» Stated exercise
Set down, exactly as written, the lines from the top of the data to the line that holds "Chart.register(...registerables);", and omit the pictures.

» Data shown
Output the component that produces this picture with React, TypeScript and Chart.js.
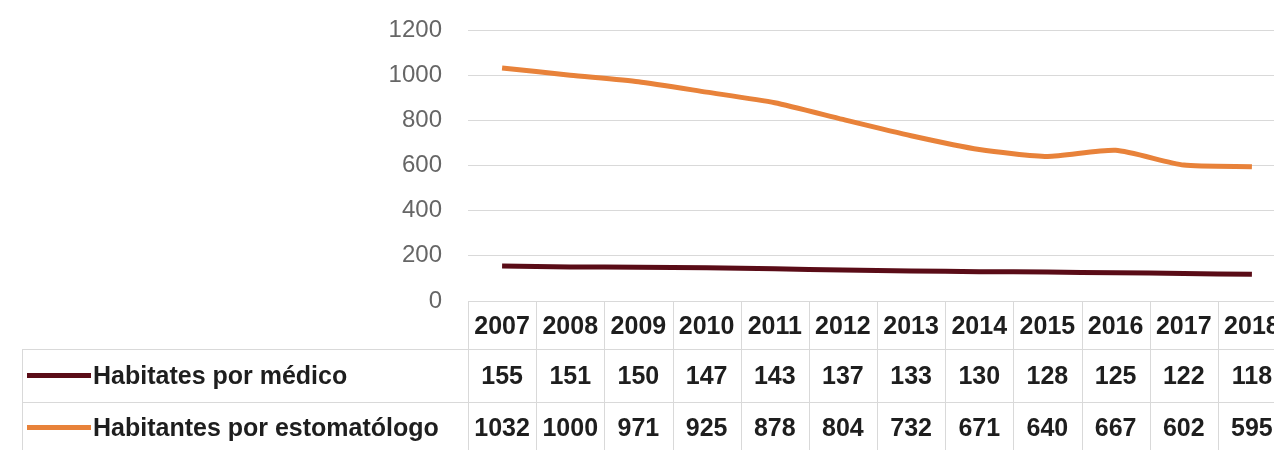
import React, { useEffect, useRef } from "react";
import { Chart, registerables } from "chart.js";

Chart.register(...registerables);

const years = ["2007", "2008", "2009", "2010", "2011", "2012", "2013", "2014", "2015", "2016", "2017", "2018"];
const medico = [155, 151, 150, 147, 143, 137, 133, 130, 128, 125, 122, 118];
const estomatologo = [1032, 1000, 971, 925, 878, 804, 732, 671, 640, 667, 602, 595];
const seriesNames = ["Habitates por médico", "Habitantes por estomatólogo"];
const seriesColors = ["#5a0c17", "#e8823a"];
const yTicks = [0, 200, 400, 600, 800, 1000, 1200];

const TABLE_FONT = "bold 25px 'Liberation Sans', Arial, sans-serif";

const tablePlugin = {
  id: "dataTable",
  afterDraw(chart: any) {
    const { ctx, chartArea } = chart;
    const { left, right, bottom } = chartArea;
    const xs = chart.scales.x;
    const n = years.length;
    const colW = (right - left) / n;
    const headerBottom = bottom + 48;
    const row1Bottom = headerBottom + 53;
    const row2Bottom = row1Bottom + 53;
    const tableLeft = 22;
    ctx.save();
    ctx.strokeStyle = "#d9d9d9";
    ctx.lineWidth = 1;
    ctx.beginPath();
    for (let i = 0; i <= n; i++) {
      const xx = Math.round(left + i * colW) + 0.5;
      ctx.moveTo(xx, bottom);
      ctx.lineTo(xx, row2Bottom);
    }
    ctx.moveTo(tableLeft, Math.round(headerBottom) + 0.5);
    ctx.lineTo(right, Math.round(headerBottom) + 0.5);
    ctx.moveTo(tableLeft, Math.round(row1Bottom) + 0.5);
    ctx.lineTo(right, Math.round(row1Bottom) + 0.5);
    ctx.moveTo(tableLeft + 0.5, headerBottom);
    ctx.lineTo(tableLeft + 0.5, row2Bottom);
    ctx.stroke();

    ctx.font = TABLE_FONT;
    ctx.fillStyle = "#1e1e1e";
    ctx.textAlign = "center";
    ctx.textBaseline = "middle";
    const yHeader = (bottom + headerBottom) / 2 + 2;
    const yRow1 = (headerBottom + row1Bottom) / 2 + 2;
    const yRow2 = (row1Bottom + row2Bottom) / 2 + 1;
    years.forEach((yr, i) => {
      const cx = xs.getPixelForValue(i);
      ctx.fillText(yr, cx, yHeader);
      ctx.fillText(String(medico[i]), cx, yRow1);
      ctx.fillText(String(estomatologo[i]), cx, yRow2);
    });

    // legend keys
    const rowsY = [yRow1 - 2, yRow2 - 2];
    rowsY.forEach((ry, k) => {
      ctx.strokeStyle = seriesColors[k];
      ctx.lineWidth = 5;
      ctx.lineCap = "butt";
      ctx.beginPath();
      ctx.moveTo(27, ry);
      ctx.lineTo(91, ry);
      ctx.stroke();
      ctx.fillStyle = "#1e1e1e";
      ctx.textAlign = "left";
      ctx.fillText(seriesNames[k], 93, ry + 2);
    });
    ctx.restore();
  },
};

export default function App() {
  const ref = useRef<HTMLCanvasElement | null>(null);
  useEffect(() => {
    if (!ref.current) return;
    const chart = new Chart(ref.current, {
      type: "line",
      data: {
        labels: years,
        datasets: [
          {
            label: seriesNames[0],
            data: medico,
            borderColor: seriesColors[0],
            backgroundColor: seriesColors[0],
            borderWidth: 5,
            pointRadius: 0,
            tension: 0.2,
          },
          {
            label: seriesNames[1],
            data: estomatologo,
            borderColor: seriesColors[1],
            backgroundColor: seriesColors[1],
            borderWidth: 5,
            pointRadius: 0,
            tension: 0.2,
          },
        ],
      },
      options: {
        animation: false,
        responsive: false,
        devicePixelRatio: 1,
        layout: { padding: { left: 0, right: 14, top: 30, bottom: 149 } },
        plugins: { legend: { display: false }, tooltip: { enabled: false } },
        scales: {
          x: {
            display: false,
            offset: true,
          },
          y: {
            min: 0,
            max: 1200,
            afterBuildTicks: (scale: any) => {
              scale.ticks = yTicks.map((v) => ({ value: v }));
            },
            afterFit: (scale: any) => {
              scale.width = 468;
              scale.paddingTop = 0;
              scale.paddingBottom = 0;
            },
            border: { display: false },
            grid: { color: "#d9d9d9", lineWidth: 1, drawTicks: false },
            ticks: {
              padding: 26,
              color: "#666666",
              font: { family: "'Liberation Sans', Arial, sans-serif", size: 24 },
              callback: (v: any) => String(v),
            },
          },
        },
      },
      plugins: [tablePlugin],
    });
    return () => chart.destroy();
  }, []);
  return (
    <div style={{ position: "fixed", left: 0, top: 0, width: 1274, height: 450, overflow: "hidden", background: "#fff" }}>
      <canvas ref={ref} width={1300} height={450} style={{ display: "block", width: 1300, height: 450 }} />
    </div>
  );
}
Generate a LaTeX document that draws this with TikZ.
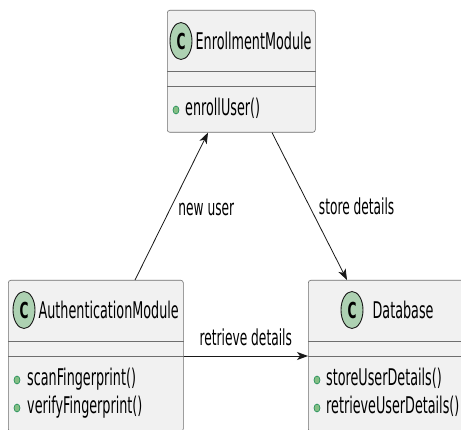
\documentclass[tikz,border=0pt]{standalone}
\usepackage{fontspec}
\setmainfont{DejaVu Sans}[FakeStretch=0.555]
\usetikzlibrary{arrows.meta,positioning,shapes.geometric}
\definecolor{boxfill}{HTML}{F1F1F1}
\definecolor{boxline}{HTML}{6E6E6E}
\definecolor{spotfill}{HTML}{ADD1B2}
\definecolor{dotfill}{HTML}{84BE84}
\definecolor{dotline}{HTML}{038048}
\definecolor{inkline}{HTML}{181818}
\tikzset{
  classbox/.style={
    draw=boxline,
    line width=0.6pt,
    rounded corners=2.5pt,
    fill=boxfill,
    anchor=north west,
    inner sep=0pt
  },
  sepline/.style={draw=boxline,line width=0.6pt},
  spot/.style={
    ellipse,
    draw=inkline,
    line width=0.9pt,
    fill=spotfill,
    minimum width=22pt,
    minimum height=37pt,
    inner sep=0pt,
    font=\fontsize{22}{22}\selectfont\bfseries
  },
  classname/.style={anchor=west,inner sep=0pt,font=\fontsize{23}{25}\selectfont},
  member/.style={anchor=base west,inner sep=0pt,font=\fontsize{23}{25}\selectfont},
  memberdot/.style={
    ellipse,
    draw=dotline,
    line width=0.5pt,
    fill=dotfill,
    minimum width=6pt,
    minimum height=8pt,
    inner sep=0pt
  },
  linklabel/.style={inner sep=0pt,font=\fontsize{22}{23}\selectfont},
  linkarrow/.style={-{Stealth[length=11pt,width=8pt,inset=3pt]},line width=0.8pt,draw=inkline}
}

\begin{document}
\begin{tikzpicture}[x=1pt,y=-1pt]
\useasboundingbox (0,0) rectangle (461,430);
\clip (0,0) rectangle (461,430);
\fill[white] (0,0) rectangle (461,430);
% classes
\node[classbox,minimum width=148pt,minimum height=122pt] (enroll) at (167,10) {};
\node[classbox,minimum width=175pt,minimum height=151pt] (auth) at (8,280) {};
\node[classbox,minimum width=170pt,minimum height=151pt] (db) at (308,280) {};
\foreach \cls in {enroll,auth,db}{
  \draw[sepline] ([yshift=-61pt]\cls.north west) -- ([yshift=-61pt]\cls.north east);
  \draw[sepline] ([yshift=-76pt]\cls.north west) -- ([yshift=-76pt]\cls.north east);
}
% headers
\node[spot] (enrollC) at (181,41) {C};
\node[classname,right=3pt of enrollC] (enrollName) {EnrollmentModule};
\node[spot] (authC) at (24,310) {C};
\node[classname,right=3pt of authC] (authName) {AuthenticationModule};
\node[spot] (dbC) at (352,310) {C};
\node[classname,right=9pt of dbC] (dbName) {Database};
% members
\node[memberdot] (enrollDot) at (176,110) {};
\node[member] (enrollUser) at (185,116) {enrollUser()};
\node[memberdot] (authDotA) at (17,380) {};
\node[member] (scanFp) at (27,386) {scanFingerprint()};
\node[memberdot] (authDotB) at (17,408) {};
\node[member] (verifyFp) at (27,414) {verifyFingerprint()};
\node[memberdot] (dbDotA) at (317,380) {};
\node[member] (storeUD) at (326,386) {storeUserDetails()};
\node[memberdot] (dbDotB) at (317,408) {};
\node[member] (retrieveUD) at (326,414) {retrieveUserDetails()};
% links
\draw[linkarrow] ([xshift=127pt]auth.north west) -- node[linklabel,pos=0.48,anchor=west,xshift=8pt] (newUser) {new user} ([xshift=41pt]enroll.south west);
\draw[linkarrow] ([xshift=105pt]enroll.south west) -- node[linklabel,pos=0.5,anchor=west,xshift=9pt] (storeDet) {store details} ([xshift=39pt]db.north west);
\draw[linkarrow] ([yshift=-76pt]auth.north east) -- node[linklabel,above=10pt] (retrieveDet) {retrieve details} ([yshift=-76pt]db.north west);
\end{tikzpicture}
\end{document}
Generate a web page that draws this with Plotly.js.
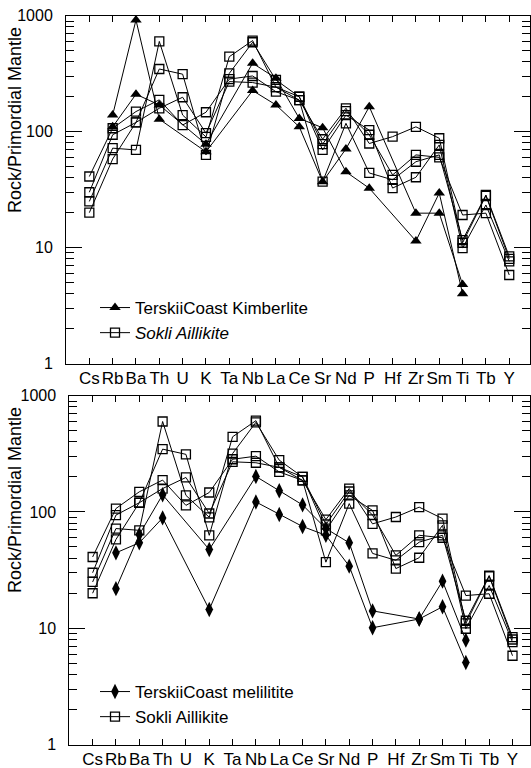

» Response
Output the component that produces this picture with React, TypeScript and Chart.js.
import React, { useEffect, useRef } from "react";
import { Chart, registerables } from "chart.js";

Chart.register(...registerables);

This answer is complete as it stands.